I love to dream, and I see fabric, cowhide, concrete, steel as the language of expressing my dreams. Being in the business of making fashion or building is a way to communicate that. I love people and am interested in the spaces in which they are found. My dream is to design and bring to life infrastructure and cultural art forms that not only are masterpieces but speak well in the expression of beauty and the uniqueness of Africa.
What are some of the things you admire the most and are proud of with your work?
I admire my unique commitment to try new things and break rules. I am a bit of a perfectionist so I really pay attention to systems, processes and their details. I think it reflects in my work because I am meticulous about every piece, its concept and the process of its creation.
We admire how you innovatively capture culture and madge it with Architecture in your designs, care to share this ideology?
Architecture is in essence the art of creating habitable spaces and in my view, fashion is also the art of creating intimate spaces. Whereas in architecture one would design a space for multiple people or bodies, in fashion one designs a space for one body. A garment is inhabited by one body and a building is a garment that many bodies inhabit.
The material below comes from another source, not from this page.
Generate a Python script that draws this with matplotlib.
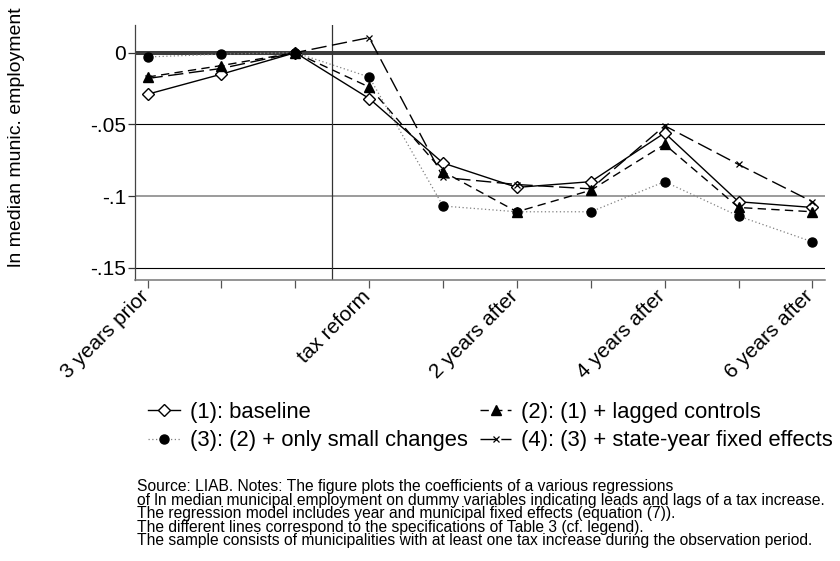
import matplotlib
matplotlib.use('Agg')
import matplotlib.pyplot as plt
from matplotlib.lines import Line2D
from matplotlib.transforms import ScaledTranslation

plt.rcParams['font.family'] = ['Liberation Sans', 'DejaVu Sans']

# ---- data ----
periods = [-3, -2, -1, 0, 1, 2, 3, 4, 5, 6]
xtick_labels = ['3 years prior', '', '', 'tax reform', '', '2 years after', '',
                '4 years after', '', '6 years after']
ytick_vals = [0, -0.05, -0.1, -0.15]
ytick_labels = ['0', '-.05', '-.1', '-.15']

baseline = [-0.029, -0.015, 0.0, -0.032, -0.077, -0.094, -0.090, -0.056, -0.104, -0.108]
lagged = [-0.017, -0.009, 0.0, -0.024, -0.083, -0.111, -0.096, -0.064, -0.108, -0.111]
small_changes = [-0.003, -0.001, 0.0, -0.017, -0.107, -0.111, -0.111, -0.090, -0.114, -0.132]
state_year = [-0.018, -0.011, 0.0, 0.0105, -0.087, -0.092, -0.095, -0.051, -0.078, -0.104]

series_labels = ['(1): baseline', '(2): (1) + lagged controls',
                 '(3): (2) + only small changes', '(4): (3) + state-year fixed effects']

notes = [
    'Source: LIAB. Notes: The figure plots the coefficients of a various regressions',
    'of ln median municipal employment on dummy variables indicating leads and lags of a tax increase.',
    'The regression model includes year and municipal fixed effects (equation (7)).',
    'The different lines correspond to the specifications of Table 3 (cf. legend).',
    'The sample consists of municipalities with at least one tax increase during the observation period.',
]

W, H = 840, 561
fig = plt.figure(figsize=(W / 100, H / 100), dpi=100)
ax = fig.add_axes([135 / W, 1 - 280 / H, (825 - 135) / W, (280 - 25) / H])

# reference lines
ax.axhline(0, color='#3c3c3c', lw=2.9, zorder=1)
ax.axhline(-0.05, color='black', lw=0.8, zorder=1)
ax.axhline(-0.1, color='#808080', lw=1.1, zorder=1)
ax.axhline(-0.15, color='black', lw=0.8, zorder=1)
ax.axvline(-0.5, color='#333333', lw=0.9, zorder=1)

styles = [
    dict(color='black', lw=1.0, ls='-', marker='D', ms=6, mfc='white', mec='black', mew=1.0),
    dict(color='black', lw=1.0, ls=(0, (6, 3.8)), marker='^', ms=6.5, mfc='black', mec='black'),
    dict(color='#808080', lw=0.9, ls=(0, (1, 2)), marker='o', ms=6.5, mfc='black', mec='black'),
    dict(color='black', lw=1.0, ls=(0, (11, 4)), marker='x', ms=4.5, mec='black', mew=0.9),
]
data = [baseline, lagged, small_changes, state_year]
handles = []
for vals, st, lab in zip(data, styles, series_labels):
    ax.plot(periods, vals, zorder=3, **st)
    handles.append(Line2D([], [], **st, label=lab))

ax.set_xlim(-3.17, 6.17)
ax.set_ylim(-0.1586, 0.0193)

ax.set_yticks(ytick_vals)
ax.set_yticklabels(ytick_labels)
ax.set_xticks(periods)
ax.set_xticklabels(xtick_labels, rotation=45, ha='right', va='center',
                   rotation_mode='anchor')
ax.tick_params(axis='y', length=5, width=0.9, pad=1.5, labelsize=15, colors='#333333',
               labelcolor='black')
ax.tick_params(axis='x', length=5.5, width=0.9, pad=4, labelsize=15, colors='#555555',
               labelcolor='black')
off = ScaledTranslation(-2 / 100, 0, fig.dpi_scale_trans)
for lbl in ax.get_xticklabels():
    lbl.set_transform(lbl.get_transform() + off)

for s in ['top', 'right']:
    ax.spines[s].set_visible(False)
ax.spines['left'].set_color('#444444')
ax.spines['left'].set_linewidth(0.9)
ax.spines['bottom'].set_color('#777777')
ax.spines['bottom'].set_linewidth(1.1)

fig.text(17 / W, 1 - 137 / H, 'ln median munic. employment', rotation=90,
         ha='center', va='center', fontsize=14)

leg = fig.legend(handles=[handles[0], handles[2], handles[1], handles[3]], ncol=2,
                 loc='upper left', bbox_to_anchor=(148 / W, 1 - 402 / H),
                 frameon=False, fontsize=15.8, handlelength=1.45, handletextpad=0.45,
                 columnspacing=0.55, labelspacing=0.33, borderpad=0, borderaxespad=0,
                 numpoints=1)

# notes: size chosen so the widest line spans about the same width as in the reference
fig.canvas.draw()
renderer = fig.canvas.get_renderer()
widths = []
for line in notes:
    probe = fig.text(0, 0, line, fontsize=10)
    widths.append(probe.get_window_extent(renderer).width)
    probe.remove()
note_size = 10 * 690 / max(widths)

for i, line in enumerate(notes):
    fig.text(137 / W, 1 - (487 + 13.4 * i) / H, line, ha='left', va='center',
             fontsize=note_size)

fig.savefig('out.png', dpi=100)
In this regard, I see no difference between the principles in architecture and those in fashion because both are about tectonic, which is the technique of how materials come together.
Where do you see your brand and works in the next 5 years?
Tribe is a unique brand that intends to carve out its niche in the competitive fashion world and to maintain relevance and creative identity whilst remaining an economically viable business. We are always actively learning first-hand how companies are physically structured and examining the logic behind production systems and business operating systems to enable A Tribe Called Zimbabwe to leapfrog over costly fatal mistakes that often plague start-up companies. Our products have gained a market in USA and Europe creating strategic business relationships that will help us share the “Zimbabwean Royal Experience” with global markets through our products. Our vision is to grow into Zimbabwe and Africa’s centrepiece of Afrocentric Apparel and Interiors, mastering the art of translating our African identity and heritage into relevant modern products.
What advice would you give to your younger self?
I grew up quite timid and lived a lot in my head. I was often afraid that my unique/weird otherworldly ideas would make me unpopular so I lived in the shadows. I would definitely tell myself to stop doubting, do more, above all own my voice and space.